La punta de un iceberg en un país en el que un presidente, quien llegó al poder con el discurso de la vida digna y la democracia, convoca multitudes para presionar reformas que no convencen ni a su propio gabinete. En vez de gobernar con acciones, se refugia en la plaza pública, alimentando una polarización violenta que pone a media Colombia contra la otra mitad. Ante cada obstáculo legislativo, responde con movilizaciones; ante cada crítica, con desdén y victimismo. ¿Qué clase de democracia es esta donde la respuesta al debate es el grito, la amenaza, la cancelación?
Y mientras él da discursos emocionantes en la tarima, el país se desangra. ¿Dónde quedó la vida sabrosa? ¿Dónde está la vida digna? Pregúntenle a las familias de los secuestrados. Pregúntenle a los padres de Lyan, cuya familia tuvo que pagar a los secuestradores por su rescate.
En este último año han aumentado los secuestros, los retenes ilegales, la presencia de guerrillas, la extorsión. Algunos pueblos ya no tienen ley ni Estado, solo actores armados negociando suplantarlo.
Pero el presidente sigue en campaña, organizando conciertos, señalando enemigos, exaltando la calle como si fuera un campo de batalla moral entre buenos y malos.

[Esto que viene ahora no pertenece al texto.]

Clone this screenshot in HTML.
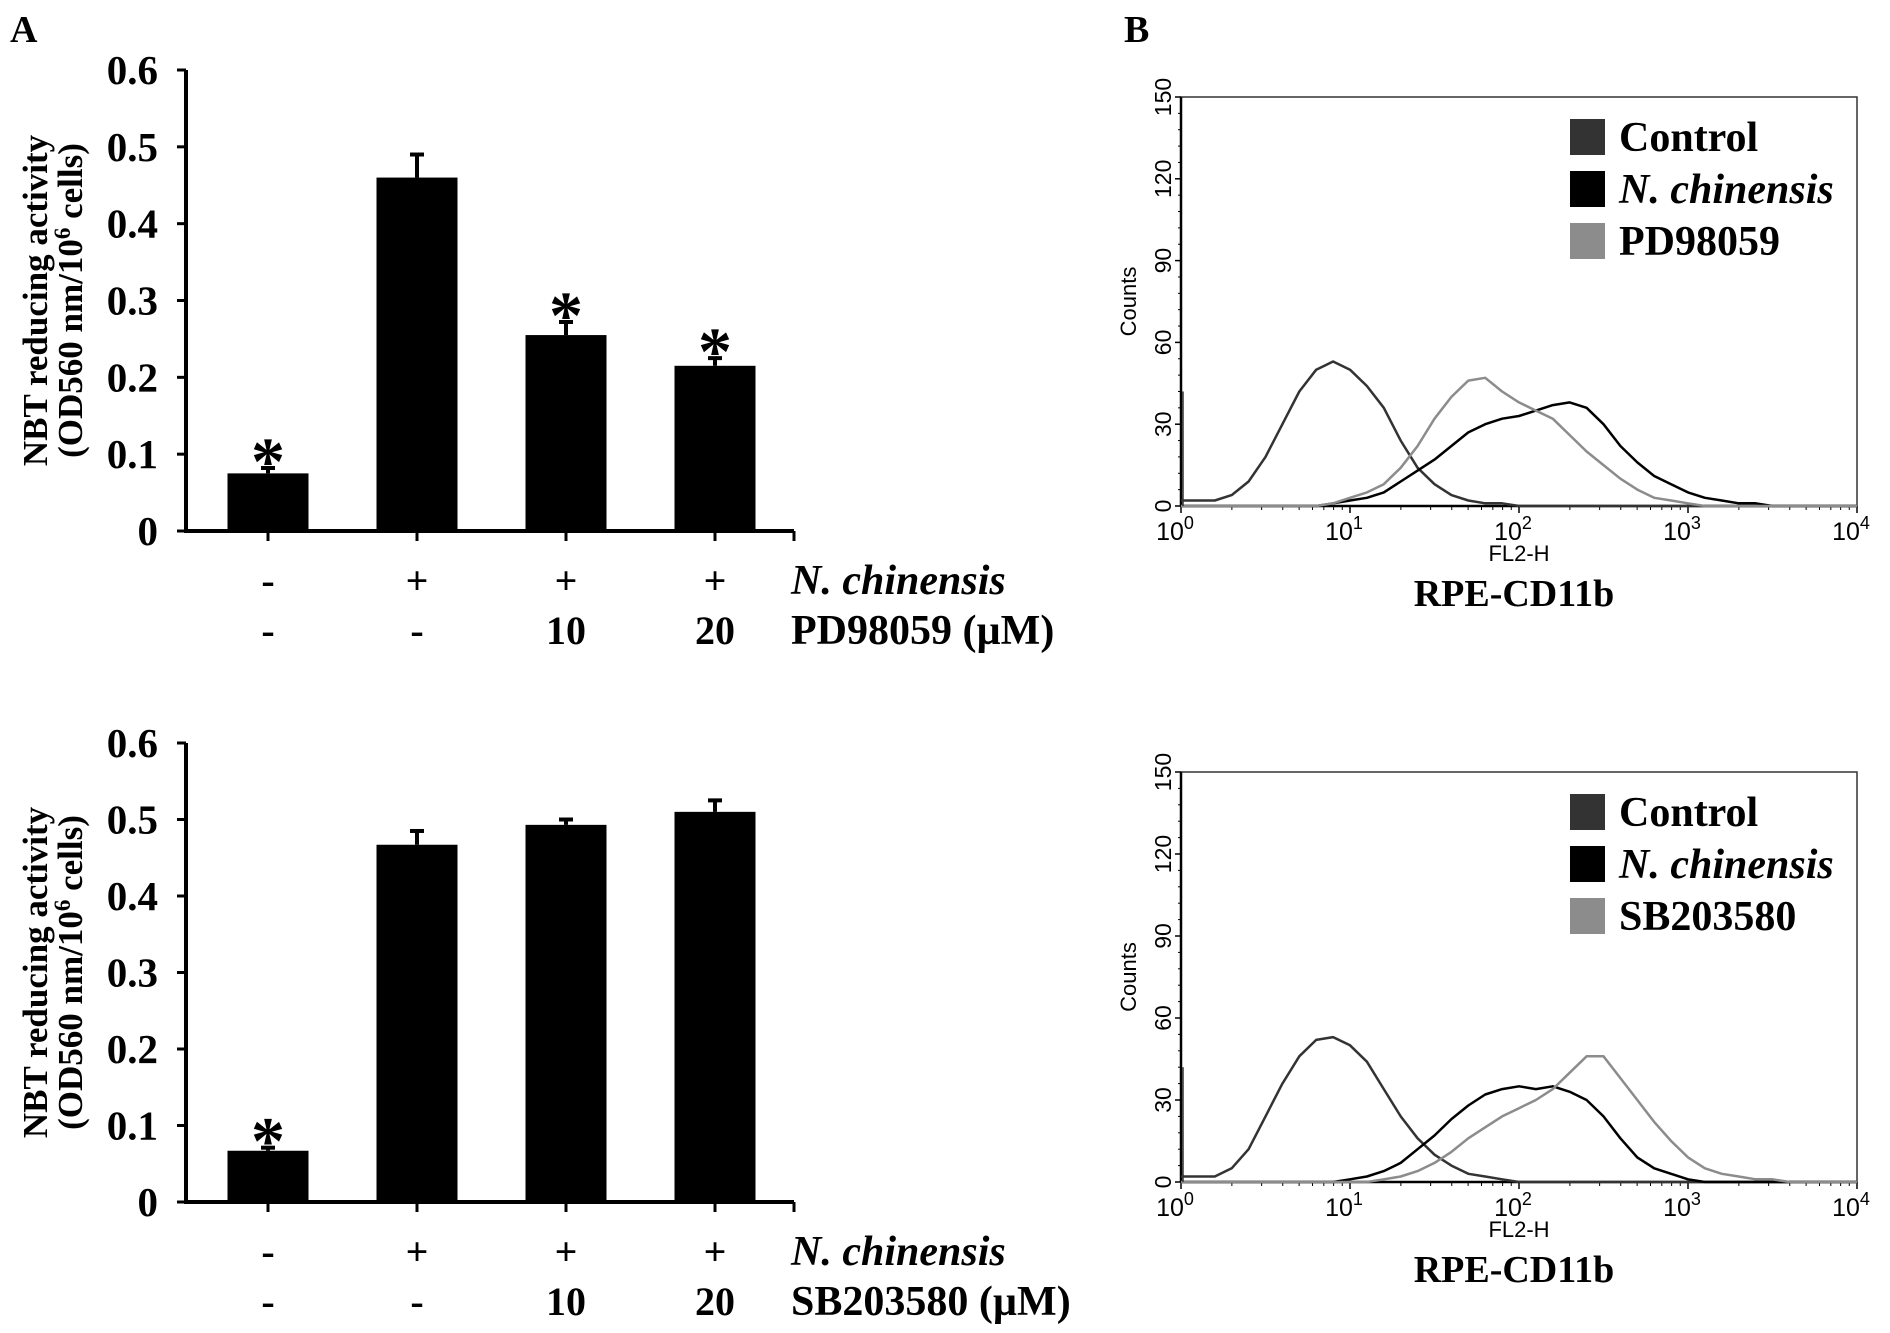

El país esperaba el gobierno del cambio, acciones reales, decisiones técnicas sensatas, útiles, con impacto real. ¿Condiciones laborales dignas? Claro. Pero ¿qué reforma laboral tiene sentido cuando más de 2.27 millones de colombianos están desempleados y casi 13 millones están en la informalidad? ¿Qué condiciones se mejoran cuando no hay empleo? Los esfuerzos deberían centrarse en crear puestos de trabajo, y no precisamente puestos de funcionarios o contratistas del Estado, sino en crear empresa, en industrializar, en fortalecer la economía del país, no en desangrarla.
La poesía emociona, las palabras rimbombantes y las metáforas seducen, pero no construyen país. Las buenas intenciones no son sinónimo de buena gestión. La realidad no se gobierna con eslóganes. Se gobierna con acciones concretas, coherentes, útiles. Y en eso, este gobierno está en deuda. Colombia se está llenando de discursos, de tweets, y vaciándose de certezas.

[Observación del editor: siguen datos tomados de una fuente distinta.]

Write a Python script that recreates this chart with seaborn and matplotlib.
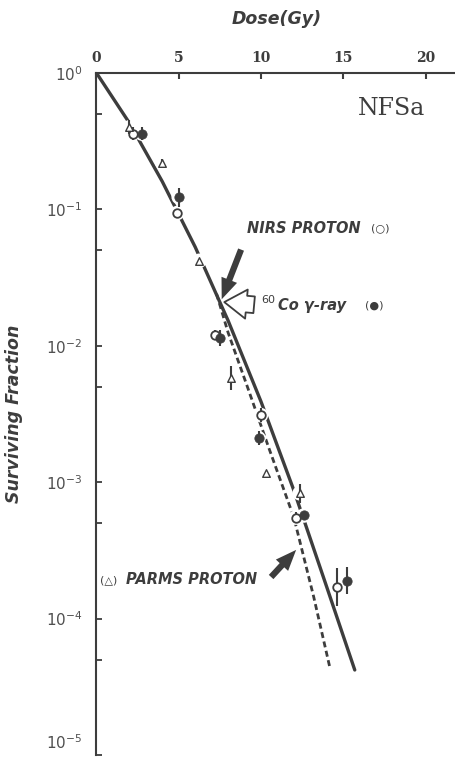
#!/usr/bin/env python3
"""
Surviving fraction of NFSa cells vs dose: NIRS proton, 60Co gamma-ray, PARMS proton.
"""
import numpy as np
import matplotlib
matplotlib.use('Agg')
import matplotlib.pyplot as plt
from matplotlib.ticker import LogLocator, NullFormatter, FixedLocator, FuncFormatter
from matplotlib.patches import FancyArrowPatch
import seaborn as sns

# fitted curves (dose in Gy, surviving fraction)
SOLID_DOSE = [0, 2, 4, 6, 8, 10, 12, 14, 15.7]
SOLID_SF = [1.0, 0.43, 0.16, 0.053, 0.0153, 0.0039, 8.7e-4, 1.7e-4, 4.2e-5]

DASH_DOSE = [7.3, 8.0, 9.2, 10.5, 12.0, 13.2, 14.2]
DASH_SF = [0.024, 0.0125, 4.9e-3, 1.75e-3, 5.5e-4, 1.45e-4, 4.3e-5]

# measured points; error bars are half-lengths in decades
NIRS_DOSE = [2.2, 4.9, 7.2, 10.0, 12.1, 14.65]
NIRS_SF = [0.36, 0.094, 0.012, 0.0031, 5.5e-4, 1.7e-4]
NIRS_ERR = [0.05, 0.0, 0.04, 0.05, 0.04, 0.14]

CO_DOSE = [2.75, 5.0, 7.5, 9.85, 12.6, 15.2]
CO_SF = [0.36, 0.123, 0.0114, 2.1e-3, 5.7e-4, 1.9e-4]
CO_ERR = [0.05, 0.07, 0.06, 0.05, 0.0, 0.10]

PARMS_DOSE = [2.0, 4.0, 6.25, 8.2, 10.3, 12.35]
PARMS_SF = [0.40, 0.22, 0.042, 5.8e-3, 1.17e-3, 8.3e-4]
PARMS_ERR = [0.05, 0.03, 0.0, 0.09, 0.0, 0.07]

X_TICKS = [0, 5, 10, 15, 20]

INK = '#3d3d3d'
LABEL_FONT = dict(family='DejaVu Sans', weight='bold', style='italic', color=INK)

sns.set_style('ticks')
plt.rcParams['font.family'] = ['DejaVu Sans']
plt.rcParams['lines.scale_dashes'] = False

fig = plt.figure(figsize=(4.56, 7.64), dpi=100)
ax = fig.add_axes([96.5 / 456, 9 / 764, 1 - 96.5 / 456, 682 / 764])

# curves
sns.lineplot(x=SOLID_DOSE, y=SOLID_SF, ax=ax, color=INK, lw=2.4,
             estimator=None, sort=False, zorder=2)
sns.lineplot(x=DASH_DOSE, y=DASH_SF, ax=ax, color=INK, lw=2.0,
             estimator=None, sort=False, zorder=2, linestyle='--')
ax.lines[-1].set_dashes((4.3, 2.6))

# white halo under the markers, so the lines break around them
all_dose = NIRS_DOSE + CO_DOSE + PARMS_DOSE
all_sf = NIRS_SF + CO_SF + PARMS_SF
sns.scatterplot(x=all_dose, y=all_sf, ax=ax, s=110, color='white',
                edgecolor='none', zorder=3, legend=False)

for dose, sf, err in [(NIRS_DOSE, NIRS_SF, NIRS_ERR),
                      (CO_DOSE, CO_SF, CO_ERR),
                      (PARMS_DOSE, PARMS_SF, PARMS_ERR)]:
    sf = np.array(sf)
    err = np.array(err)
    ax.vlines(dose, sf * 10 ** -err, sf * 10 ** err, color=INK, lw=1.5, zorder=4)

sns.scatterplot(x=NIRS_DOSE, y=NIRS_SF, ax=ax, marker='o', s=38,
                facecolor='white', edgecolor=INK, linewidth=1.3, zorder=5)
sns.scatterplot(x=CO_DOSE, y=CO_SF, ax=ax, marker='o', s=45,
                color=INK, edgecolor=INK, zorder=5)
sns.scatterplot(x=PARMS_DOSE, y=PARMS_SF, ax=ax, marker='^', s=30,
                facecolor='white', edgecolor=INK, linewidth=1.0, zorder=5)

# axes
ax.set_yscale('log')
ax.set_xlim(0, (456 - 96.5) / 16.45)
ax.set_ylim(1e-5, 1)
ax.xaxis.tick_top()
ax.xaxis.set_label_position('top')
ax.xaxis.set_major_locator(FixedLocator(X_TICKS))
ax.yaxis.set_major_locator(LogLocator(base=10, numticks=10))
ax.yaxis.set_minor_locator(LogLocator(base=10, subs=[5], numticks=10))
ax.yaxis.set_minor_formatter(NullFormatter())


def decade_label(v, pos):
    # the lowest label sits a little above its tick, as in the original
    if v < 2e-5:
        return ''
    return r'$\mathdefault{10^{%d}}$' % int(round(np.log10(v)))


ax.yaxis.set_major_formatter(FuncFormatter(decade_label))
ax.annotate(r'$\mathdefault{10^{-5}}$', xy=(0, 1e-5), xycoords=('axes fraction', 'data'),
            xytext=(-10, 9), textcoords='offset points', ha='right', va='center',
            fontsize=11, color='#505050')

for side in ['right', 'bottom']:
    ax.spines[side].set_visible(False)
for side in ['top', 'left']:
    ax.spines[side].set_color(INK)
    ax.spines[side].set_linewidth(1.5)

ax.tick_params(axis='x', which='major', direction='in', length=4, width=1.5,
               color=INK, pad=6, labelsize=10, labelcolor=INK)
ax.tick_params(axis='y', which='both', direction='in', length=4.5, width=1.3,
               color=INK, pad=10, labelsize=11, labelcolor='#505050')
for lbl in ax.get_xticklabels():
    lbl.set_family('DejaVu Serif')
    lbl.set_weight('bold')

ax.set_xlabel('Dose(Gy)', fontsize=12.5, labelpad=19, **LABEL_FONT)
ax.set_ylabel('Surviving Fraction', fontsize=12.5, labelpad=14, **LABEL_FONT)
ax.yaxis.set_label_coords(-0.205, 0.5)

ax.text(20.0, 0.55, 'NFSa', family='DejaVu Serif', fontsize=17, color=INK,
        ha='right', va='center')

# annotations
ax.text(9.15, 0.073, 'NIRS PROTON', fontsize=10.5, va='center', **LABEL_FONT)
ax.text(16.7, 0.073, '(○)', fontsize=8, va='center', color=INK)
ax.text(10.0, 0.0199, '60', fontsize=8, va='bottom', color=INK)
ax.text(11.05, 0.0199, 'Co γ-ray', fontsize=10.5, va='center', **LABEL_FONT)
ax.text(16.3, 0.0199, '(●)', fontsize=8, va='center', color=INK)
ax.text(0.2, 1.92e-4, '(△)', fontsize=8, va='center', color=INK)
ax.text(1.8, 1.92e-4, 'PARMS PROTON', fontsize=10.5, va='center', **LABEL_FONT)

solid_arrow = 'simple,head_length=1.5,head_width=1.2,tail_width=0.45'
ax.add_patch(FancyArrowPatch((8.85, 0.053), (7.55, 0.021), arrowstyle=solid_arrow,
                             mutation_scale=10, color=INK, lw=0, zorder=6))
ax.add_patch(FancyArrowPatch((10.5, 1.95e-4), (12.25, 3.3e-4), arrowstyle=solid_arrow,
                             mutation_scale=10, color=INK, lw=0, zorder=6))
ax.add_patch(FancyArrowPatch((9.75, 0.0199), (7.6, 0.021),
                             arrowstyle='simple,head_length=1.6,head_width=2.1,tail_width=1.2',
                             mutation_scale=10, facecolor='white', edgecolor=INK,
                             lw=1.3, zorder=6))

fig.savefig('out.png', dpi=100)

Y lo más grave: se está quedando sin voces disidentes. Hoy muchos de los que antes gritaban “resistencia” ahora cancelan, bloquean y acallan a quienes tienen una postura diferente, crítica. La izquierda que antes fue “perseguida” hoy se transforma en una nueva inquisición ideológica, donde no se permite el debate, sólo la adhesión ciega. La coherencia murió ahogada entre trinos y aplausos partidistas. Dicen fomentar el debate, pero… ¿se acuerdan que debatir incluía tener ideas contrarias?
No se trata de derecha o izquierda. Se trata de no ser idiotas útiles. Porque mientras unos se aferran a sus ideas como si de banderas se tratara, el país se quiebra. Y cuando se acaben los contratos, los empleos públicos y la proyectitis, muchos entenderán —tarde— que no se trataba sólo de sobrevivir, no se trata solo de intereses individuales, de los intereses de minorías. Se trata de un país de más de 50 millones de personas. Es mucha gente, muchos kilómetros. Hay que gobernar para un país, fortalecer el Estado, no debilitarlo, ni fragmentarlo.
Quiero creer que siempre hay esperanza, que aún tenemos oportunidad. Reflexionemos: ¿Qué Colombia queremos construir? ¿En qué país queremos vivir? ¿De verdad nos resulta atractiva la realidad política, social y económica de Venezuela o Cuba?